Le baron de Firmont repousse les troupes de Murat, prend l’offensive et les mène battant jusqu’à Macerata. Les Napolitains se débandèrent; leur général-roi rentre dans Naples, accompagné de quatre lanciers. Il se présente à sa femme et lui dit: “Madame, je n’ai pu mourir.” Le lendemain, un bateau le conduit vers l’île d’Ischia; il rejoint en mer une pinque chargée de quelques officiers de son état-major, et fait voile avec eux pour la France.
Madame Murat, demeurée seule, montra une présence d’esprit admirable. Les Autrichiens étaient au moment de paraître: dans le passage d’une autorité à l’autre, un intervalle d’anarchie pouvait être rempli de désordres. La régente ne précipite point sa retraite; elle laisse le soldat allemand occuper la ville et fait pendant la nuit éclairer ses galeries. Le peuple, apercevant du dehors la lumière, pensant que la reine est encore là, reste tranquille. Cependant, Caroline sort par un escalier secret et s’embarque. Assise à la poupe du vaisseau, elle voyait sur la rive resplendir illuminé le palais désert dont elle s’éloignait, image du rêve brillant qu’elle avait eu pendant son sommeil dans la région des fées.

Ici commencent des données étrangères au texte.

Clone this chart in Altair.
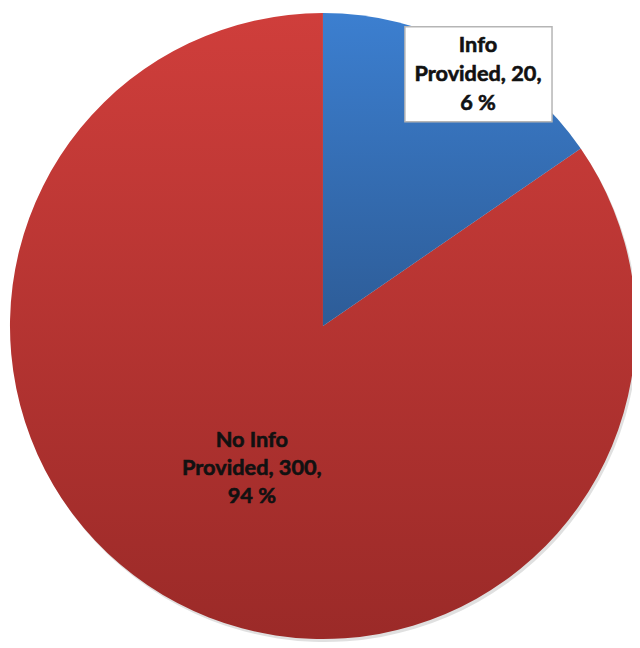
import math
import altair as alt
import pandas as pd

# ---- data ----
categories = ["Info Provided", "No Info Provided"]
counts = [20, 300]
percents = [6, 94]
# slice sizes as drawn in the reference (percent of the full circle)
shares = [15.4, 84.6]
order = [0, 1]


def make_label(cat, n, p):
    head, tail = cat.rsplit(" ", 1)
    return f"{head}\n{tail}, {n},\n{p} %"


labels = [make_label(c, n, p) for c, n, p in zip(categories, counts, percents)]

df = pd.DataFrame({
    "category": categories,
    "count": counts,
    "percent": percents,
    "share": shares,
    "order": order,
    "label": labels,
})

CX, CY, R = 319, 318, 317

theta_scale = alt.Scale(domain=[0, 100], range=[0, 2 * math.pi])

base = (
    alt.Chart(df)
    .transform_window(end="sum(share)", sort=[alt.SortField("order")])
    .transform_calculate(start="datum.end - datum.share")
)

enc = dict(
    theta=alt.Theta("start:Q", scale=theta_scale),
    theta2="end:Q",
)

red_grad = alt.Gradient(
    gradient="linear",
    stops=[alt.GradientStop(color="#cf3e3b", offset=0),
           alt.GradientStop(color="#9b2a28", offset=1)],
    x1=0, x2=0, y1=0, y2=1,
)
blue_grad = alt.Gradient(
    gradient="linear",
    stops=[alt.GradientStop(color="#3c7fd0", offset=0),
           alt.GradientStop(color="#2d5c97", offset=1)],
    x1=0, x2=0, y1=0, y2=1,
)

shadow = base.mark_arc(outerRadius=R, color="#000000", opacity=0.12,
                       x=CX + 2, y=CY + 3).encode(**enc)

red = (base.transform_filter("datum.category == 'No Info Provided'")
       .mark_arc(outerRadius=R, fill=red_grad, x=CX, y=CY)
       .encode(**enc))
blue = (base.transform_filter("datum.category == 'Info Provided'")
        .mark_arc(outerRadius=R, fill=blue_grad, x=CX, y=CY)
        .encode(**enc))

box = alt.Chart(pd.DataFrame({"k": [0]})).mark_rect(
    fill="white", stroke="#b5b5b5", strokeWidth=1.5
).encode(x=alt.value(402), x2=alt.value(551), y=alt.value(15), y2=alt.value(111))

text_props = dict(font="Lato", fontWeight="bold", fontSize=22, lineBreak="\n",
                  align="center", baseline="middle", color="#111111",
                  stroke="#111111", strokeWidth=0.6)

label_blue = (base.transform_filter("datum.category == 'Info Provided'")
              .mark_text(x=476, y=33, lineHeight=29.5, **text_props)
              .encode(text="label:N"))
label_red = (base.transform_filter("datum.category == 'No Info Provided'")
             .mark_text(x=247, y=434, lineHeight=28, **text_props)
             .encode(text="label:N"))

chart = (
    alt.layer(shadow, red, blue, box, label_blue, label_red)
    .properties(width=632, height=640, autosize="none", padding=0, background="white")
    .configure_view(strokeWidth=0)
)

chart.save("out.html", embed_options={"renderer": "svg", "actions": False})
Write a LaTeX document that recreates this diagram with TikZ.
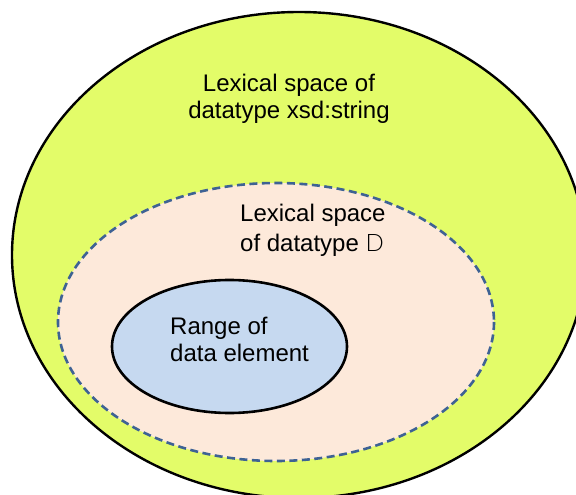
\documentclass[tikz,border=0pt]{standalone}
\usepackage{fontspec}
\setmainfont{Liberation Sans}
\newfontfamily\thinfont{Lato Light}
\definecolor{outerfill}{RGB}{227,252,105}
\definecolor{midfill}{RGB}{253,233,218}
\definecolor{innerfill}{RGB}{198,217,240}
\definecolor{dashcol}{RGB}{62,98,148}
\tikzset{
  label text/.style={inner sep=0pt, font=\fontsize{24}{27}\selectfont},
}
\begin{document}
\begin{tikzpicture}[x=1pt,y=-1pt]
  \useasboundingbox (0,0) rectangle (576,495);
  \clip (0,0) rectangle (576,495);
  % nested sets
  \path[fill=outerfill, draw=black, line width=2.4pt]
    (299,255) ellipse [x radius=287, y radius=243];
  \path[fill=midfill, draw=dashcol, line width=2.6pt, dash pattern=on 8pt off 4.5pt]
    (276,322) ellipse [x radius=218, y radius=139];
  \path[fill=innerfill, draw=black, line width=2.6pt]
    (229.5,346.5) ellipse [x radius=117.5, y radius=66.5];
  % labels
  \node[label text, align=center, anchor=north] (outerlabel) at (289,74)
    {Lexical space of\\datatype xsd:string};
  \node[label text, align=left, anchor=north west] (midlabel) at (240,204)
    {Lexical space\\[3pt]of datatype {\thinfont D}};
  \node[label text, align=left, anchor=north west] (innerlabel) at (170,317)
    {Range of\\data element};
\end{tikzpicture}
\end{document}
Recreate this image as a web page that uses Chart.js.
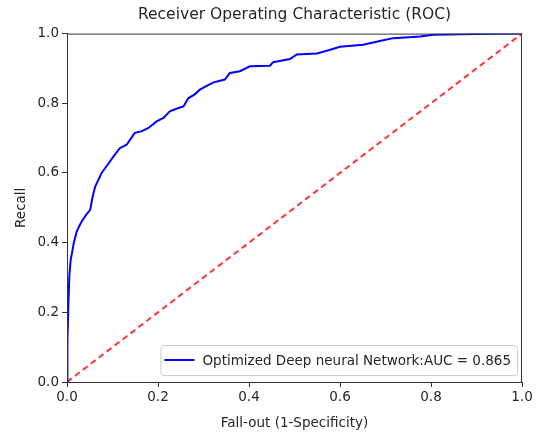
<!DOCTYPE html>
<html>
<head>
<meta charset="utf-8">
<script src="https://cdn.jsdelivr.net/npm/chart.js@4/dist/chart.umd.min.js"></script>
<style>
  html, body { margin: 0; padding: 0; background: #fff; }
  canvas { display: block; }
</style>
</head>
<body>
<canvas id="roc" width="537" height="436"></canvas>
<script>
// ROC curve (false positive rate vs recall)
const fpr = [0, 0.001, 0.003, 0.005, 0.008, 0.011, 0.015, 0.021, 0.026, 0.032, 0.042, 0.051, 0.056, 0.062, 0.076, 0.09, 0.102,
  0.116, 0.131, 0.149, 0.165, 0.179, 0.197, 0.212, 0.226, 0.242, 0.256, 0.267, 0.28, 0.292, 0.307, 0.322, 0.347,
  0.358, 0.38, 0.402, 0.446, 0.453, 0.49, 0.505, 0.549, 0.575, 0.6, 0.651, 0.695, 0.717, 0.776, 0.805, 0.9, 1];
const tpr = [0, 0.12, 0.22, 0.3, 0.35, 0.37, 0.4, 0.43, 0.445, 0.46, 0.48, 0.494, 0.53, 0.561, 0.6, 0.625, 0.647,
  0.671, 0.681, 0.715, 0.72, 0.729, 0.748, 0.758, 0.777, 0.785, 0.791, 0.815, 0.825, 0.839, 0.85, 0.86, 0.868,
  0.887, 0.892, 0.906, 0.908, 0.918, 0.927, 0.94, 0.943, 0.952, 0.962, 0.968, 0.981, 0.987, 0.992, 0.997, 0.999, 1];
const chanceX = [0, 1];
const chanceY = [0, 1];
const aucLabel = "Optimized Deep neural Network:AUC = 0.865";

const FONT = "'DejaVu Sans', sans-serif";
const INK = "#262626";
const TXT = 13.5;

// full box around the plot + matplotlib-style legend in the lower right
const frameAndLegend = {
  id: "frameAndLegend",
  afterDatasetsDraw(chart) {
    const { ctx, chartArea: a } = chart;
    ctx.save();
    ctx.strokeStyle = "#333";
    ctx.lineWidth = 1;
    ctx.strokeRect(a.left + 0.5, a.top + 0.5, a.right - a.left - 1, a.bottom - a.top);

    ctx.font = TXT + "px " + FONT;
    const tw = ctx.measureText(aucLabel).width;
    const w = tw + 48, h = 30;
    const x = a.right - 5 - w, y = a.bottom - 7 - h;
    ctx.fillStyle = "rgba(255,255,255,0.8)";
    ctx.strokeStyle = "#cccccc";
    ctx.beginPath();
    ctx.roundRect(x + 0.5, y + 0.5, w, h, 3);
    ctx.fill();
    ctx.stroke();
    ctx.strokeStyle = "#0000ff";
    ctx.lineWidth = 2;
    ctx.beginPath();
    ctx.moveTo(x + 4, y + h / 2);
    ctx.lineTo(x + 34, y + h / 2);
    ctx.stroke();
    ctx.fillStyle = INK;
    ctx.textBaseline = "middle";
    ctx.fillText(aucLabel, x + 42, y + h / 2 + 1);
    ctx.restore();
  },
};

const tickGrid = { display: true, drawOnChartArea: false, drawTicks: true, tickLength: 5, color: "#333", tickColor: "#333" };

new Chart(document.getElementById("roc"), {
  type: "line",
  data: {
    datasets: [
      {
        label: aucLabel,
        data: fpr.map((x, i) => ({ x, y: tpr[i] })),
        borderColor: "#0000ff", borderWidth: 2, pointRadius: 0, tension: 0, fill: false,
      },
      {
        label: "chance",
        data: chanceX.map((x, i) => ({ x, y: chanceY[i] })),
        borderColor: "rgba(255,0,0,0.8)", borderWidth: 2, borderDash: [6, 4], pointRadius: 0, fill: false,
      },
    ],
  },
  options: {
    responsive: false,
    animation: false,
    layout: { padding: { top: 0, right: 15, bottom: 0, left: 0 } },
    plugins: {
      legend: { display: false },
      tooltip: { enabled: false },
      title: {
        display: true, fullSize: false, text: "Receiver Operating Characteristic (ROC)",
        color: INK, font: { family: FONT, size: 15.5, weight: "normal" }, padding: { top: 6, bottom: 9 },
      },
    },
    scales: {
      x: {
        type: "linear", min: 0, max: 1,
        grid: tickGrid,
        border: { display: true, color: "#333" },
        ticks: { stepSize: 0.2, color: INK, font: { family: FONT, size: TXT }, padding: 2, maxRotation: 0,
          callback: (v) => v.toFixed(1) },
        title: { display: true, text: "Fall-out (1-Specificity)", color: INK, font: { family: FONT, size: TXT },
          padding: { top: 0, bottom: 4 } },
        afterFit: (s) => { s.height = 54; },
      },
      y: {
        min: 0, max: 1,
        grid: tickGrid,
        border: { display: true, color: "#333" },
        ticks: { stepSize: 0.2, color: INK, font: { family: FONT, size: TXT }, padding: 3,
          callback: (v) => v.toFixed(1) },
        title: { display: true, text: "Recall", color: INK, font: { family: FONT, size: TXT },
          padding: { top: 13, bottom: 0 } },
        afterFit: (s) => { s.width = 67; },
      },
    },
  },
  plugins: [frameAndLegend],
});
</script>
</body>
</html>
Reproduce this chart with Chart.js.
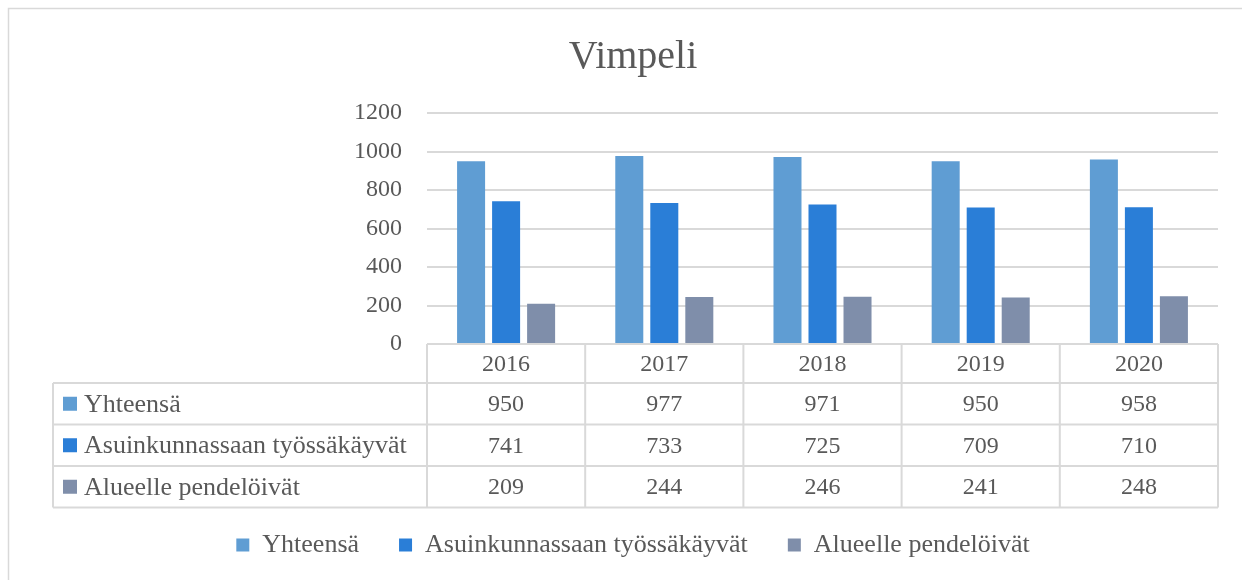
<!DOCTYPE html>
<html>
<head>
<meta charset="utf-8">
<script src="https://cdn.jsdelivr.net/npm/chart.js@4"></script>
<style>
  html, body { margin: 0; padding: 0; background: #ffffff; }
  #wrap { width: 1242px; height: 580px; position: relative; }
</style>
</head>
<body>
<div id="wrap"><canvas id="c" width="1242" height="580"></canvas></div>
<script>
const title = 'Vimpeli';
const years = ['2016', '2017', '2018', '2019', '2020'];
const seriesNames = ['Yhteensä', 'Asuinkunnassaan työssäkäyvät', 'Alueelle pendelöivät'];
const yhteensa = [950, 977, 971, 950, 958];
const asuinkunnassaan = [741, 733, 725, 709, 710];
const alueelle = [209, 244, 246, 241, 248];
const yTicks = [0, 200, 400, 600, 800, 1000, 1200];
const seriesColors = ['#5F9DD3', '#2A7ED7', '#7F8EAA'];

const FONT = "'Liberation Serif', 'Times New Roman', serif";
const TEXT = '#595959';
const LINE = '#d9d9d9';
const NUM_SIZE = 24;
const LABEL_SIZE = 26;

const tablePlugin = {
  id: 'dataTable',
  beforeDraw(chart) {
    const ctx = chart.ctx;
    ctx.save();
    ctx.strokeStyle = LINE;
    ctx.lineWidth = 1.5;
    ctx.strokeRect(8.5, 8.5, 1300, 700);
    ctx.restore();
  },
  afterDraw(chart) {
    const ctx = chart.ctx;
    const xs = chart.scales.x;
    const area = chart.chartArea;
    const half = (xs.getPixelForValue(1) - xs.getPixelForValue(0)) / 2;
    const left = 53;
    const headerH = 39;
    const rowH = 41.5;
    const top = area.bottom;
    const rowTops = [top + headerH];
    for (let r = 1; r <= seriesNames.length; r++) rowTops.push(top + headerH + r * rowH);
    const bottom = rowTops[rowTops.length - 1];
    ctx.save();
    ctx.strokeStyle = LINE;
    ctx.lineWidth = 2;
    ctx.beginPath();
    ctx.moveTo(area.left, top); ctx.lineTo(area.right, top);
    rowTops.forEach(y => { ctx.moveTo(left, y); ctx.lineTo(area.right, y); });
    ctx.moveTo(left, rowTops[0]); ctx.lineTo(left, bottom);
    for (let i = 0; i < years.length; i++) {
      const xl = xs.getPixelForValue(i) - half;
      ctx.moveTo(xl, top); ctx.lineTo(xl, bottom);
    }
    ctx.moveTo(area.right, top); ctx.lineTo(area.right, bottom);
    ctx.stroke();

    ctx.textBaseline = 'middle';
    chart.data.datasets.forEach((ds, r) => {
      const cy = (rowTops[r] + rowTops[r + 1]) / 2;
      ctx.fillStyle = ds.backgroundColor;
      ctx.fillRect(63, cy - 7, 14, 14);
      ctx.fillStyle = TEXT;
      ctx.textAlign = 'left';
      ctx.font = LABEL_SIZE + 'px ' + FONT;
      ctx.fillText(ds.label, 84, cy + 1);
      ctx.textAlign = 'center';
      ctx.font = NUM_SIZE + 'px ' + FONT;
      ds.data.forEach((v, i) => {
        ctx.fillText(String(v), xs.getPixelForValue(i), cy + 1);
      });
    });
    ctx.restore();
  }
};

new Chart(document.getElementById('c'), {
  type: 'bar',
  data: {
    labels: years,
    datasets: [
      { label: seriesNames[0], data: yhteensa, backgroundColor: seriesColors[0] },
      { label: seriesNames[1], data: asuinkunnassaan, backgroundColor: seriesColors[1] },
      { label: seriesNames[2], data: alueelle, backgroundColor: seriesColors[2] }
    ]
  },
  options: {
    responsive: false,
    animation: false,
    devicePixelRatio: 1,
    layout: { padding: { top: 10, left: 48, right: 24, bottom: 12 } },
    datasets: { bar: { categoryPercentage: 0.664, barPercentage: 0.8 } },
    plugins: {
      title: {
        display: true,
        text: title,
        color: TEXT,
        font: { family: FONT, size: 40, weight: 'normal' },
        padding: { top: 23, bottom: 32 }
      },
      legend: {
        position: 'bottom',
        labels: {
          color: TEXT,
          font: { family: FONT, size: LABEL_SIZE },
          boxWidth: 13,
          boxHeight: 13,
          padding: 40
        }
      },
      tooltip: { enabled: false }
    },
    scales: {
      x: {
        grid: { display: false, drawTicks: false },
        border: { display: false },
        ticks: { color: TEXT, font: { family: FONT, size: NUM_SIZE }, padding: 6 },
        afterFit(scale) { scale.height = 148; }
      },
      y: {
        min: 0,
        max: 1200,
        afterBuildTicks(scale) { scale.ticks = yTicks.map(v => ({ value: v })); },
        grid: { color: LINE, lineWidth: 2, drawTicks: false },
        border: { display: false },
        ticks: {
          color: TEXT,
          font: { family: FONT, size: NUM_SIZE },
          padding: 25,
          callback: (v) => String(v)
        },
        afterFit(scale) { scale.width = 379; }
      }
    }
  },
  plugins: [tablePlugin]
});
</script>
</body>
</html>
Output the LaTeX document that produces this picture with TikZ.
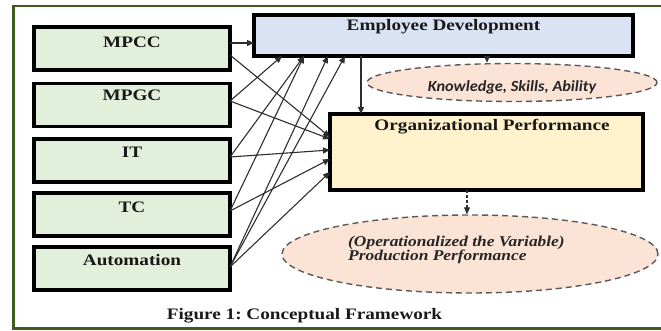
\documentclass[tikz,border=0pt]{standalone}
\usepackage{fontspec}
\setmainfont{Liberation Serif}
\newfontfamily\serifwide[FakeStretch=1.2]{Liberation Serif}
\newfontfamily\serifmid[FakeStretch=1.16]{Liberation Serif}
\newfontfamily\calisans[FakeStretch=1.05]{Carlito}
\usetikzlibrary{arrows.meta,calc,shapes.geometric}
\frenchspacing

\definecolor{framegreen}{HTML}{3D5C22}
\definecolor{ivfill}{HTML}{E2EFDA}
\definecolor{edfill}{HTML}{DAE3F3}
\definecolor{opfill}{HTML}{FFF2CC}
\definecolor{ovalfill}{HTML}{FBE3D6}
\definecolor{ovalline}{HTML}{5A5A5A}
\definecolor{linkgray}{HTML}{2E2E2E}

\tikzset{
  boxstyle/.style={draw=black, line width=3.5pt, inner sep=0pt, outer sep=0pt},
  ivbox/.style={boxstyle, fill=ivfill, minimum width=196pt, minimum height=43pt},
  boxlabel/.style={font=\serifwide\bfseries\fontsize{16}{18}\selectfont, text=black!90, inner sep=0pt},
  oval/.style={ellipse, draw=ovalline, fill=ovalfill, line width=1.4pt,
               dash pattern=on 6pt off 4pt, inner sep=0pt},
  link/.style={draw=linkgray, line width=1.1pt, -{Triangle[length=7pt,width=6pt]}},
  dashlink/.style={link, dash pattern=on 3pt off 2pt},
}

\begin{document}
\begin{tikzpicture}[x=1pt, y=-1pt]
\useasboundingbox (0,0) rectangle (661,331);

% outer frame, open on the right
\draw[framegreen, line width=2.8pt] (700,6) -- (13.7,6) -- (13.7,328.5) -- (700,328.5);

% independent variables
\node[ivbox] (mpcc) at (132,48.5) {};
\node[ivbox] (mpgc) at (132,105) {};
\node[ivbox] (it)   at (132,160.5) {};
\node[ivbox] (tc)   at (132,214.5) {};
\node[ivbox] (auto) at (132,268.5) {};
\node[boxlabel] (mpcctext) at ([yshift=6.5pt]mpcc.center) {MPCC};
\node[boxlabel] (mpgctext) at ([yshift=10pt]mpgc.center) {MPGC};
\node[boxlabel] (ittext)   at ([yshift=8.5pt]it.center) {IT};
\node[boxlabel] (tctext)   at ([yshift=7.5pt]tc.center) {TC};
\node[boxlabel] (autotext) at ([yshift=8.5pt]auto.center) {Automation};

% mediator and outcome
\node[boxstyle, fill=edfill, minimum width=379pt, minimum height=41pt] (ed) at (443.5,35.5) {};
\node[boxlabel] (edtext) at ([yshift=8.5pt]ed.center) {Employee Development};
\node[boxstyle, fill=opfill, minimum width=313pt, minimum height=76pt] (op) at (486.5,152) {};
\node[boxlabel] (optext) at (492,127) {Organizational Performance};

% ovals
\node[oval, minimum width=290pt, minimum height=38pt] (ksa) at (512,82.5) {};
\node[font=\calisans\bfseries\itshape\fontsize{15.5}{17}\selectfont, text=black!85, inner sep=0pt]
  (ksatext) at (512,87.5) {Knowledge, Skills, Ability};
\node[oval, minimum width=376pt, minimum height=78pt] (prod) at (470,254) {};
\node[font=\serifmid\bfseries\itshape\fontsize{15}{14.5}\selectfont, text=black!85,
      align=left, anchor=west, inner sep=0pt]
  (prodtext) at (348,250) {(Operationalized the Variable)\\Production Performance};

% caption
\node[font=\serifwide\bfseries\fontsize{16}{18}\selectfont, text=black!90, inner sep=0pt]
  (caption) at (304.5,316) {Figure 1: Conceptual Framework};

% attachment points on the box edges
\coordinate (edA) at ($(ed.south west)+(28,0)$);
\coordinate (edB) at ($(ed.south west)+(50,0)$);
\coordinate (edC) at ($(ed.south west)+(74,0)$);
\coordinate (edD) at ($(ed.south west)+(91,0)$);
\coordinate (edE) at ($(ed.south west)+(107,0)$);
\coordinate (edF) at ($(ed.south west)+(233,0)$);
\coordinate (opA) at ($(op.north west)+(0,23)$);
\coordinate (opB) at ($(op.north west)+(0,25)$);
\coordinate (opC) at ($(op.north west)+(0,36)$);
\coordinate (opD) at ($(op.north west)+(0,45)$);
\coordinate (opE) at ($(op.north west)+(0,58)$);
\coordinate (opF) at ($(op.south west)+(137,0)$);

% links into Employee Development
\draw[link] ([yshift=5.5pt]mpcc.east) -- ([yshift=5.5pt]mpcc.east -| ed.west);
\draw[link] ([yshift=4pt]mpgc.east) -- (edA);
\draw[link] ([yshift=3.5pt]it.east)  -- (edB);
\draw[link] ([yshift=3.5pt]tc.east)  -- (edB);
\draw[link] ([yshift=1.5pt]auto.east) -- (edC);
\draw[link] ([yshift=1.5pt]auto.east) -- (edD);

% links into Organizational Performance
\draw[link] ([yshift=-6.5pt]mpcc.east) -- (opA);
\draw[link] ([yshift=4pt]mpgc.east) -- (opB);
\draw[link] ([yshift=3.5pt]it.east)  -- (opC);
\draw[link] ([yshift=3.5pt]tc.east)  -- (opD);
\draw[link] ([yshift=1.5pt]auto.east) -- (opE);

% mediator paths
\draw[link] (edE) -- (edE |- op.north);
\draw[dashlink] (edF) -- (edF |- ksa.north);
\draw[dashlink] (opF) -- (opF |- prod.north);
\end{tikzpicture}
\end{document}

Caroline rencontra la frégate qui ramenait Ferdinand. Le vaisseau de la reine fugitive fit le salut, le vaisseau du roi rappelé ne le rendit pas: la prospérité ne reconnaît pas l’adversité sa sœur. Ainsi les illusions, évanouies pour les uns, recommencent pour les autres; ainsi se croisent dans les vents et sur les flots les inconstantes destinées humaines: riantes ou funestes, le même abîme les porte ou les engloutit.
Murat accomplissait ailleurs sa course. Le 25 mai 1815, à dix heures du soir, il aborda au golfe Juan, où son beau-frère avait abordé. La fortune faisait jouer à Joachim la parodie de Napoléon. Celui-ci ne croyait pas à la force du malheur et au secours qu’il apporte aux grandes âmes: il défendit au roi détrôné l’accès de Paris; il mit au lazaret cet homme attaqué de la peste des vaincus; il le relégua dans une maison de campagne, appelée Plaisance, près de Toulon. Il eût mieux fait de moins redouter une contagion dont il avait été lui-même atteint: qui sait ce qu’un soldat comme Murat aurait pu changer à la bataille de Waterloo?
Ce n’est que lorsqu’on a vu que je venais de perdre avec le trône les moyens de continuer la puissante diversion qui durait depuis trois mois, qu’on veut égarer l’opinion publique en insinuant que j’ai agi pour mon propre compte et à l’insu de l’empereur.